21世紀の今だからこそ領土問題が流行る理由

今も昔も「領土問題は蜜の味」なお話。


尖閣諸島に石垣市議ら2人上陸、海保 写真2枚 国際ニュース:AFPBB News
時事ドットコム:日本の反発「全く関心ない」=北方領土訪問、今後も継続−ロシア首相
ということで昨今の日本でも北に南に領土問題は大盛り上がりであります。
こうしたことを殊更に取り上げて人気を稼ぐ石原さんやそれに便乗した野田さんをバカにする声があったりするのは理解できなくはありません。今更領土問題で人気を稼ぐなんて。ロシアや中国とやってることは基本的に違いはないわけで。でもまぁ世界中殆ど何処でも見られる光景ではありますよね。
しかしまぁそれに反発を覚える人たちの気持ちは解らなくはありませんけど、しかし彼らの批判する「不自然だ!」や「時代遅れだ!」というのはあんまり賛成できないんですよね。むしろ現代の世界観だからこそ、必然の結果として領土問題は燃え上がっているんじゃないのかと。そこで燃え上がる人たちは時代遅れというよりも、むしろ時代の申し子とさえ言えるんじゃないでしょうか。


だって昔は一口に『領土』といっても、植民地を含めてずっと獲ったり獲られたり交換したりしてたじゃないですか。国境線は常に変化してきた。だからこそ人びとの共通理解として国家の領土とはそういうものだと認識してもいたわけで。増えることもあれば減ることもあるのだと。
でも今はそんなことまったくありませんよね。私たちは最低限の共通認識として――それは中国やロシアのような国でさえも――固有の領土は決して犯してはならないと考えているのです。その意味で、『領土』の問題はかつてよりもずっと神聖で不可侵なモノとなっている。そりゃ、人びとが燃え上がってしまうのも当然ですよね。だって領土は「獲ったり獲られたりするもの」では決してないと私たちは――進歩した良識として――考えているんだから。
かくして(レアリティのあがった)領土についての議論はそれはもう燃え上がってしまう。そこにもう弾力性はなくなってしまったのです。21世紀の世界に生きる私たちだからこそ、かつてよりもずっと、領土問題での議論で頑なになってしまう。
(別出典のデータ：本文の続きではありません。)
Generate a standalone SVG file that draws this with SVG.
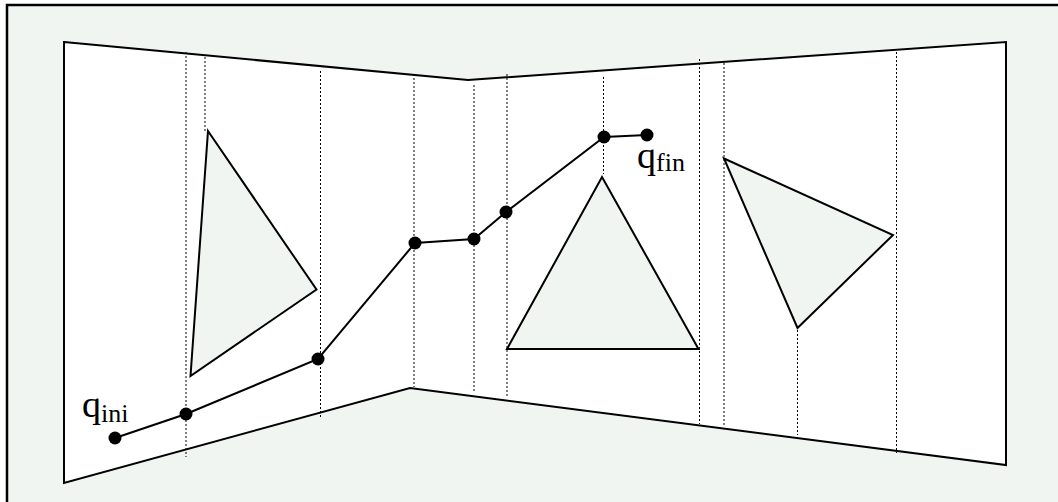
<svg xmlns="http://www.w3.org/2000/svg" width="1058" height="502" viewBox="0 0 1058 502">
<style>
.frame{fill:#f1f5f2;stroke:#000;stroke-width:2.5}
.wall{fill:#fff;stroke:#000;stroke-width:2}
.obs{fill:#f1f5f2;stroke:#000;stroke-width:2}
.div{stroke:#000;stroke-width:1;stroke-dasharray:2 2;fill:none}
.path{fill:none;stroke:#000;stroke-width:2}
.pt{fill:#000}
text{font-family:'Liberation Serif','Times New Roman','DejaVu Serif',serif;fill:#000}
</style>
<rect class="frame" x="7" y="5" width="1070" height="520"/>
<g id="walls">
<polygon class="wall" points="64,42 468,80 1006,42 1006,465 410,388 64,483"/>
</g>
<g id="dividers">
<line class="div" x1="186" y1="52" x2="186" y2="457"/>
<line class="div" x1="205" y1="57" x2="205" y2="131"/>
<line class="div" x1="320.5" y1="71" x2="320.5" y2="417"/>
<line class="div" x1="414" y1="78" x2="414" y2="387"/>
<line class="div" x1="474" y1="85" x2="474" y2="393"/>
<line class="div" x1="507" y1="74" x2="507" y2="397"/>
<line class="div" x1="603.5" y1="77" x2="603.5" y2="174"/>
<line class="div" x1="699.5" y1="59" x2="699.5" y2="424"/>
<line class="div" x1="724" y1="63" x2="724" y2="427"/>
<line class="div" x1="797.5" y1="322" x2="797.5" y2="435"/>
<line class="div" x1="896.5" y1="52" x2="896.5" y2="453"/>
</g>
<g id="obstacle-1"><polygon class="obs" points="208,131 316.5,289.5 190.5,376"/></g>
<g id="obstacle-2"><polygon class="obs" points="602,177 698.5,349 507,349"/></g>
<g id="obstacle-3"><polygon class="obs" points="724,158.5 893,235 797.5,328"/></g>
<g id="connectors">
<polyline class="path" points="115,438 186,414 318,359 415,243 474,239 506,212 604,137 647,135"/>
</g>
<g id="waypoints">
<circle class="pt" cx="115" cy="438" r="6.5"/>
<circle class="pt" cx="186" cy="414" r="6.5"/>
<circle class="pt" cx="318" cy="359" r="6.5"/>
<circle class="pt" cx="415" cy="243" r="6.5"/>
<circle class="pt" cx="474" cy="239" r="6.5"/>
<circle class="pt" cx="506" cy="212" r="6.5"/>
<circle class="pt" cx="604" cy="137" r="6.5"/>
<circle class="pt" cx="647" cy="135" r="6.5"/>
</g>
<g id="label-qini">
<text x="82" y="417" font-size="38">q<tspan font-size="26" dy="5">ini</tspan></text>
</g>
<g id="label-qfin">
<text x="637" y="168" font-size="38">q<tspan font-size="26" dy="3">fin</tspan></text>
</g>
</svg>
かつてビスマルク先生は、アフリカ分割を定めたベルリン会議において、そうしたイギリスやアメリカなどの民主政の国家たちをして、次のように皮肉っています。

「植民地に関する討議はそもそもペテンであるが、しかし選挙の為には必要だ」

イギリスのソールズベリーさんもそうなんですけど、民主政治を疎んでいた人たちほどこうしたポジションだったのは、まぁつまりそういうことなんでしょうね。国民国家の主役たる私たちが避けては通れない衝動。
かくして私たちは選挙を通して、自由奔放な植民地争奪戦に明け暮れていたあの頃と負けず劣らずに、かつての理由とはまったく別の理由で領土問題に関して熱をあげてしまう。争奪するのではなく、固定化されていると確信しているからこそ。


そんな現代における領土問題について。いやぁ進歩したのか後退したのかよくわかりませんよね。